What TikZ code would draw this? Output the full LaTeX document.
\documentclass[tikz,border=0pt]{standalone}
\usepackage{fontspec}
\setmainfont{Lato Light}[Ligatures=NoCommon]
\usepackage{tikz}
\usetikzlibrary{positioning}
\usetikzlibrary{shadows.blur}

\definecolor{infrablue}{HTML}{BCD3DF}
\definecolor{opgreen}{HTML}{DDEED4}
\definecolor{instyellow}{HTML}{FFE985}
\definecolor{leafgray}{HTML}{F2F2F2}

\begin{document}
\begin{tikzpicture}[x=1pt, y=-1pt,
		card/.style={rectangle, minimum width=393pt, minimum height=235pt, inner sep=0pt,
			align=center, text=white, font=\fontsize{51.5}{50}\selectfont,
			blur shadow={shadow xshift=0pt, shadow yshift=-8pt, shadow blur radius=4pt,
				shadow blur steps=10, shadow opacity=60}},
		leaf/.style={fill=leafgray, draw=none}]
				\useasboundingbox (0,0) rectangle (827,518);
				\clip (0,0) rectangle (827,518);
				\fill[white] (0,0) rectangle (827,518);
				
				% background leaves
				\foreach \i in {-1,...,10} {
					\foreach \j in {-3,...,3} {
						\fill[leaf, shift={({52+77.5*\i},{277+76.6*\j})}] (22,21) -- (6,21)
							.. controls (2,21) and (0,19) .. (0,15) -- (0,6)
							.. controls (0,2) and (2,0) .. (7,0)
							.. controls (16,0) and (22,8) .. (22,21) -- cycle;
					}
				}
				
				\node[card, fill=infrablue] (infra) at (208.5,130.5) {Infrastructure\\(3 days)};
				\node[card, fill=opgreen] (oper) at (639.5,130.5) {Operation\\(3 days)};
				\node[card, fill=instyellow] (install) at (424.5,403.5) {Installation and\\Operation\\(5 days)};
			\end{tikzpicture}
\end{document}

WORK TO BE COMPLETED: Retype the data in full and match it exactly.

THE COMPLETED TASK:
What TikZ code would draw this? Output the full LaTeX document.
\documentclass[tikz,border=0pt]{standalone}
\usepackage{fontspec}
\setmainfont{Lato Light}[Ligatures=NoCommon]
\usepackage{tikz}
\usetikzlibrary{positioning}
\usetikzlibrary{shadows.blur}

\definecolor{infrablue}{HTML}{BCD3DF}
\definecolor{opgreen}{HTML}{DDEED4}
\definecolor{instyellow}{HTML}{FFE985}
\definecolor{leafgray}{HTML}{F2F2F2}

\begin{document}
\begin{tikzpicture}[x=1pt, y=-1pt,
		card/.style={rectangle, minimum width=393pt, minimum height=235pt, inner sep=0pt,
			align=center, text=white, font=\fontsize{51.5}{50}\selectfont,
			blur shadow={shadow xshift=0pt, shadow yshift=-8pt, shadow blur radius=4pt,
				shadow blur steps=10, shadow opacity=60}},
		leaf/.style={fill=leafgray, draw=none}]
				\useasboundingbox (0,0) rectangle (827,518);
				\clip (0,0) rectangle (827,518);
				\fill[white] (0,0) rectangle (827,518);
				
				% background leaves
				\foreach \i in {-1,...,10} {
					\foreach \j in {-3,...,3} {
						\fill[leaf, shift={({52+77.5*\i},{277+76.6*\j})}] (22,21) -- (6,21)
							.. controls (2,21) and (0,19) .. (0,15) -- (0,6)
							.. controls (0,2) and (2,0) .. (7,0)
							.. controls (16,0) and (22,8) .. (22,21) -- cycle;
					}
				}
				
				\node[card, fill=infrablue] (infra) at (208.5,130.5) {Infrastructure\\(3 days)};
				\node[card, fill=opgreen] (oper) at (639.5,130.5) {Operation\\(3 days)};
				\node[card, fill=instyellow] (install) at (424.5,403.5) {Installation and\\Operation\\(5 days)};
			\end{tikzpicture}
\end{document}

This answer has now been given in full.